In May 2016 Pace had announced that Jamba would move its headquarters from California to a less expensive location in Texas, restructure the overall organization, and make changes to the leadership team to ensure support for the transition from company-owned stores to a full franchise model. Commenting on this decision, Pace said, “Jamba has pursued our vision to inspire and simplify healthy living for 26 years, starting with a single juice shop in San Luis Obispo, but as we continue to spread our healthy living mission globally, it has become increasingly clear that a relocation of our support center will better position the company to extend our brand and continue to support our franchise partners for the long term.”3
In January 2017 Jamba Juice announced the launch of its ReSet Super Blends, a protein smoothie line developed in collaboration with celebrity fitness trainer Harley Pasternak.4 The new line of protein smoothies included real fruit fortified with calcium, riboflavin, and phosphorus, making for an ideal pre- or post-workout snack or midday “pick-me-up.”

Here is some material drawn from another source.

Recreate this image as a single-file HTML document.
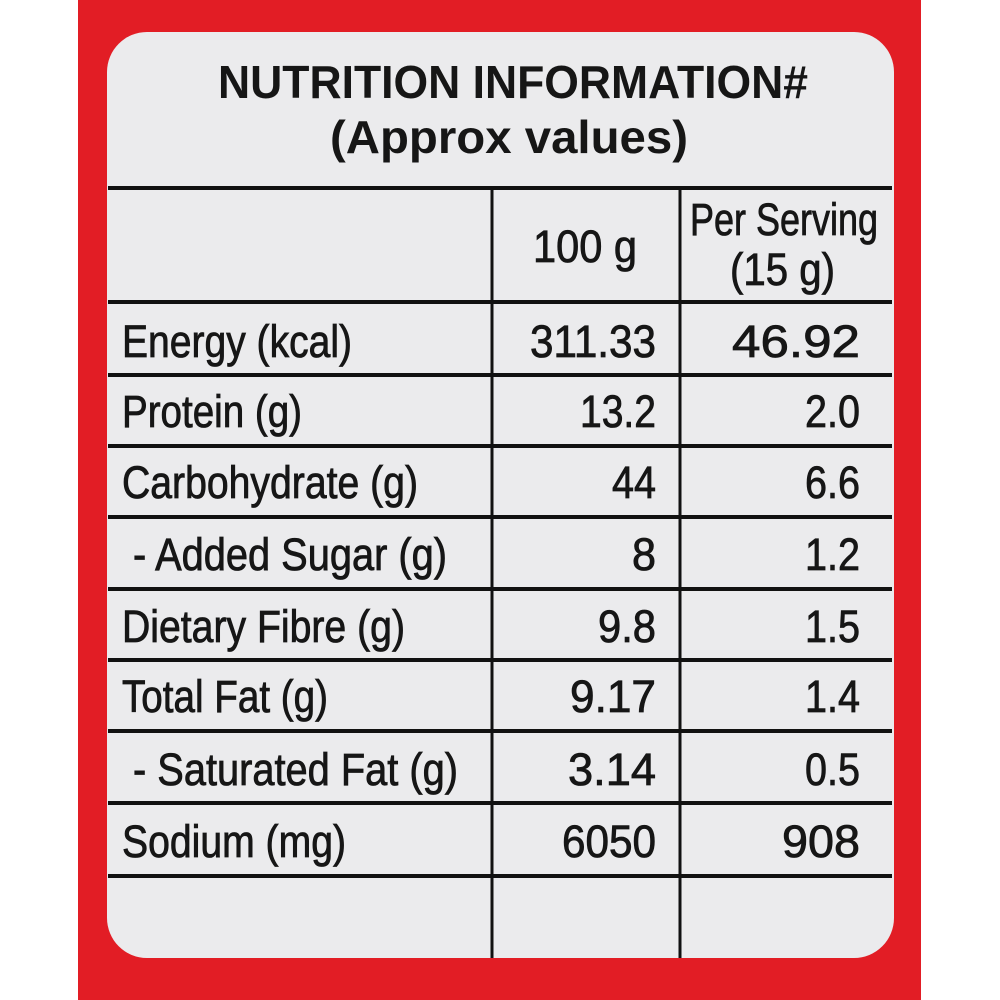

But the question remained, would these ongoing initiatives, mixing up the product line and starting afresh with franchise partners, be enough to keep Jamba Juice top-of-mind with its current customers and attractive to new consumers, especially given the increased competition from smoothies served at the likes of McDonald’s, Burger King, and Dairy Queen?5
Company Background
Juice Club was founded by Kirk Perron and opened its first store in San Luis Obispo, California, in April 1990.6 While many small health-food stores had juice bars offering fresh carrot juice, wheat germ, and protein powder, dedicated juice and smoothie bars were sparse in 1990 and didn’t gain widespread popularity until the mid- to late 1990s.
Juice Club began with a franchise strategy and opened its second and third stores in northern and southern California in 1993. In 1994 management decided that an expansion strategy focusing on company stores would provide a greater degree of quality and operating control. In 1995 the company changed its name to Jamba Juice Company to provide a point of differentiation as competitors began offering similar healthy juices and smoothies in the marketplace.
In March 1999 Jamba Juice Company merged with Zuka Juice Inc., a smoothie retail chain with 98 smoothie retail units in the western United States. On March 13, 2006, Jamba Juice Company agreed to be acquired by Services Acquisition Corp. International (headed by Steven Berrard, former CEO of Blockbuster Inc.) for $265 million.7 The company went public in November 2006 as Nasdaq-traded JMBA. Jamba Juice stores were owned and franchised by Jamba Juice Company, which was a wholly owned subsidiary of Jamba Inc.
In August 2008 Jamba Juice faced significant leadership changes. Steven Berrard agreed to assume the responsibilities of interim CEO.8 In December 2008, James D. White was named CEO and president, while Berrard remained chairman of the board of directors. Prior to joining Jamba Juice, White had been senior vice president of consumer brands at Safeway, a publicly traded Fortune 100 food and drug retailer. During what CEO White called the turnaround years from 2009 to 2011, he worked to eliminate short-term debt, innovate, expand the menu, and change the business model by refranchising stores, growing internationally, and commercializing product lines.